Conventionally Manufactured Cotton. Conventionally manufactured cotton must be chemically processed to become the soft fiber that consumers love.  Although cotton is one of the most heavily sprayed crops in the United States, much of the pesticide and herbicide is bleached out or washed away during the manufacturing process, but a variety of toxic chemicals, oils, and waxes are used to manufacture, knit and weave convention cotton fabrics.  The chemical residues of these processes constitute the major sensitivity problems experienced by people suffering from Multiple Chemical Sensitivities.
Only in the spinning process where cotton fibers are spun into yarn is cotton untouched by chemicals or oils.  After spinning, the yarn receives a polyvinyl alcohol sizing to make the yarn easier to weave. After weaving, the fabric is then bleached.  Half the companies in the U.S. use hydrogen peroxide, but half still use highly toxic chlorine.  Companies outside the >U.S. and Europe, where most garments are produced, are more likely to use chlorine.  The sizing is then removed from the fabric with a detergent.  Next, it is washed or “scoured” with sodium hydroxide. Finally, it is piece-dyed, often with formaldehyde-fixing agents.  An additional washing is needed to attempt to remove the formaldehyde-fixing agents. 
The last step is finishing and this is where many chemical sensitivity problems begin.  A urea-formaldehyde product which cross-links molecules is routinely applied to all United States cottons to reduce shrinkage and wrinkling.  Cotton is a fiber designed by nature to absorb, and heat is used to lock finishes into the fiber.  When heat is applied, this molecule expands and becomes permanently bound in the fiber.  That is why it cannot be washed or dry cleaned out.
Lastly lets look at the processing and manufacturing of organic cotton to compare...
Organically grown cotton.   Working with rather than against nature is the guiding principle behind organic farming. Organic farmers use biologically-based rather than chemically dependent growing systems to raise crops.  While many conventional farmers are reacting to the ecological disorder created by monocultures, organic farmers focus on preventing problems before they occur. 
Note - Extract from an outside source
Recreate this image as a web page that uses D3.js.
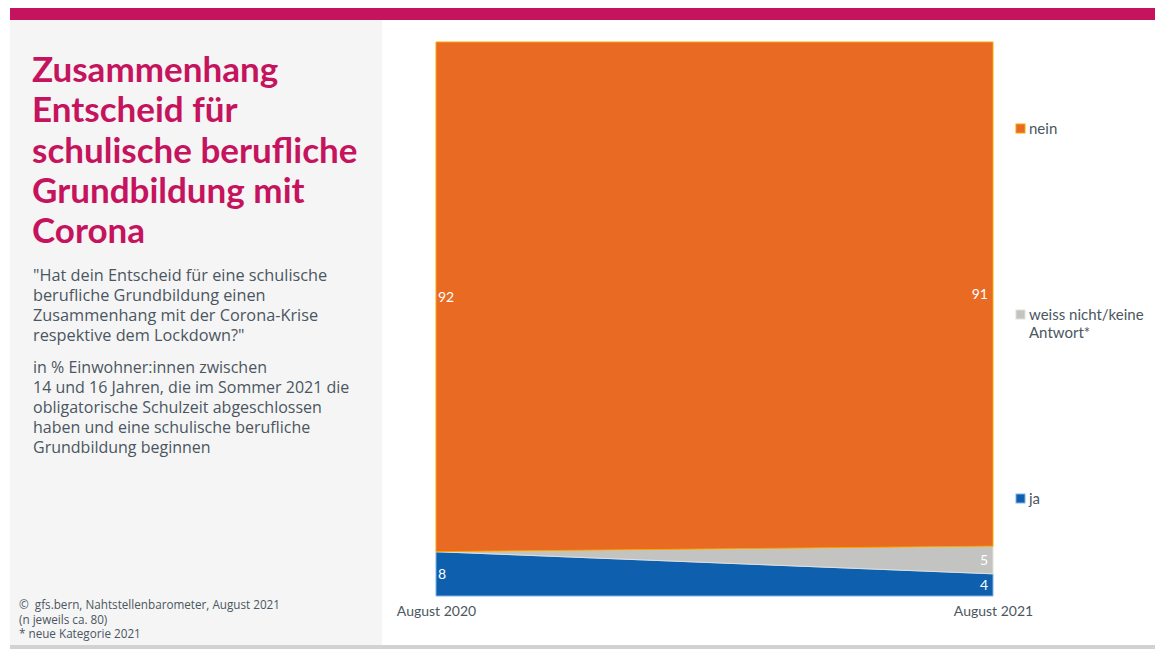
<!DOCTYPE html>
<html><head><meta charset="utf-8">
<script src="https://cdn.jsdelivr.net/npm/d3@7"></script>
<style>html,body{margin:0;padding:0;background:#fff;}svg{display:block;}text{white-space:pre;}</style>
</head><body>
<script>
const periods = ["August 2020", "August 2021"];
const seriesKeys = ["ja", "weiss", "nein"];
const jaValues = [8, 4];
const weissValues = [0, 5];
const neinValues = [92, 91];
const legendLabels = {nein: ["nein"], weiss: ["weiss nicht/keine", "Antwort*"], ja: ["ja"]};
const titleLines = ["Zusammenhang", "Entscheid für", "schulische berufliche", "Grundbildung mit", "Corona"];
const questionLines = ["\"Hat dein Entscheid für eine schulische", "berufliche Grundbildung einen", "Zusammenhang mit der Corona-Krise", "respektive dem Lockdown?\""];
const baseLines = ["in % Einwohner:innen zwischen", "14 und 16 Jahren, die im Sommer 2021 die", "obligatorische Schulzeit abgeschlossen", "haben und eine schulische berufliche", "Grundbildung beginnen"];
const footLines = ["©  gfs.bern, Nahtstellenbarometer, August 2021", "(n jeweils ca. 80)", "* neue Kategorie 2021"];

const colors = {ja: "#0e5fad", weiss: "#c3c3c1", nein: "#e86a23"};
const strokes = {ja: "#7fb3e6", weiss: "#e0e0da", nein: "#f5a800"};
const font = "Lato, 'Fira Sans', 'Open Sans', sans-serif";
const bodyFont = "'Open Sans', 'Fira Sans', sans-serif";
const textCol = "#4b5661";

const W = 1155, H = 649;
const svg = d3.select("body").append("svg").attr("width", W).attr("height", H);

// frame
svg.append("rect").attr("x", 10).attr("y", 8).attr("width", W - 10).attr("height", 12).attr("fill", "#c5135e");
svg.append("rect").attr("x", 10).attr("y", 20).attr("width", 372).attr("height", 625).attr("fill", "#f5f5f5");
svg.append("rect").attr("x", 10).attr("y", 645).attr("width", W - 10).attr("height", 4).attr("fill", "#d2d2d2");

// left text
const tg = svg.append("g");
titleLines.forEach((t, i) => tg.append("text").attr("x", 32).attr("y", 82 + i * 40.3)
  .attr("font-family", font).attr("font-weight", 700).attr("font-size", 35).attr("fill", "#c5135e").text(t));
questionLines.forEach((t, i) => tg.append("text").attr("x", 33).attr("y", 281 + i * 20)
  .attr("font-family", bodyFont).attr("font-size", 16.3).attr("fill", textCol).text(t));
baseLines.forEach((t, i) => tg.append("text").attr("x", 33).attr("y", 373 + i * 20)
  .attr("font-family", bodyFont).attr("font-size", 16).attr("fill", textCol).text(t));
footLines.forEach((t, i) => tg.append("text").attr("x", 19).attr("y", 609 + i * 14.5)
  .attr("font-family", bodyFont).attr("font-size", 11.7).attr("fill", textCol).text(t));

// chart
const data = periods.map((p, i) => ({period: p, ja: jaValues[i], weiss: weissValues[i], nein: neinValues[i]}));
const x = d3.scalePoint().domain(periods).range([436, 993]);
const y = d3.scaleLinear().domain([0, 100]).range([596, 42]);
const stack = d3.stack().keys(seriesKeys);
const layers = stack(data);
const area = d3.area().x(d => x(d.data.period)).y0(d => y(d[0])).y1(d => y(d[1]));

svg.append("g").selectAll("path").data(layers).join("path")
  .attr("d", area).attr("fill", d => colors[d.key])
  .attr("stroke", d => strokes[d.key]).attr("stroke-width", 1);

// value labels
layers.forEach(layer => {
  layer.forEach((d, i) => {
    const v = d[1] - d[0];
    if (v <= 0) return;
    const first = i === 0;
    svg.append("text")
      .attr("x", first ? x(d.data.period) + 2 : x(d.data.period) - 5)
      .attr("y", y((d[0] + d[1]) / 2) + 5)
      .attr("text-anchor", first ? "start" : "end")
      .attr("font-family", font).attr("font-size", 14).attr("fill", "#fff")
      .text(v);
  });
});

// axis
const axis = d3.axisBottom(x).tickSize(0).tickPadding(0);
const ag = svg.append("g").attr("transform", "translate(0,606)").call(axis);
ag.select(".domain").remove();
ag.selectAll("text").attr("font-family", font).attr("font-size", 14).attr("fill", textCol).attr("dy", "0.71em");

// legend
const legendY = {nein: 129, weiss: 315, ja: 499};
["nein", "weiss", "ja"].forEach(k => {
  const g = svg.append("g");
  g.append("rect").attr("x", 1016).attr("y", legendY[k] - 5).attr("width", 9).attr("height", 9)
    .attr("fill", colors[k]).attr("stroke", strokes[k]).attr("stroke-width", 1);
  legendLabels[k].forEach((t, i) => g.append("text").attr("x", 1029).attr("y", legendY[k] + 5 + i * 18)
    .attr("font-family", font).attr("font-size", 15).attr("fill", textCol).text(t));
});
</script>
</body></html>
By focusing on managing rather than completely eliminating troublesome weeds and insects, organic farmers are able to maintain ecological balance and protect the environment.  Organic cotton is now being grown in more than 18 countries worldwide.  In the United States, approximately 10,000 acres of organic cotton were planted in 1998 in the Mid-South, Texas and California.
And wearing it.....
Manufacturing organic cotton.  At each manufacturing step, organic clothing manufacturers do not add petroleum scours, silicon waxes, formaldehyde, anti-wrinkling agents, chlorine bleaches, or other unauthentic materials.  Natural alternatives such as natural spinning oils that biodegrade easily are used to facilitate spinning; potato starch is used for sizing; hydrogen peroxide is used for bleaching; organic color grown cottons and low-impact dyes and earth clays are used for coloration; and natural vegetable and mineral inks and binders are used for printing on organic cotton fabric.  These natural alternatives are used to reduce and eliminate the toxic consequences found in conventional cotton fabric manufacturing. 
Because of its impact on the environment, and the laborers who grow and process the cotton, and because of the amount of chemicals used to process and manufacture the cotton into fabric, I am making the decision to work towards more organic clothing.  In my shop I already use only organic fabrics for things that regularly touch your skin(except the back side of my wipes, which I am working on).  While organic clothing is somewhat hard to find, especially for adults, I am happy to discover as they also have a large line of products and links to other sellers.  It is a lot to think about, and can seem overwhelming, but every little change we make helps.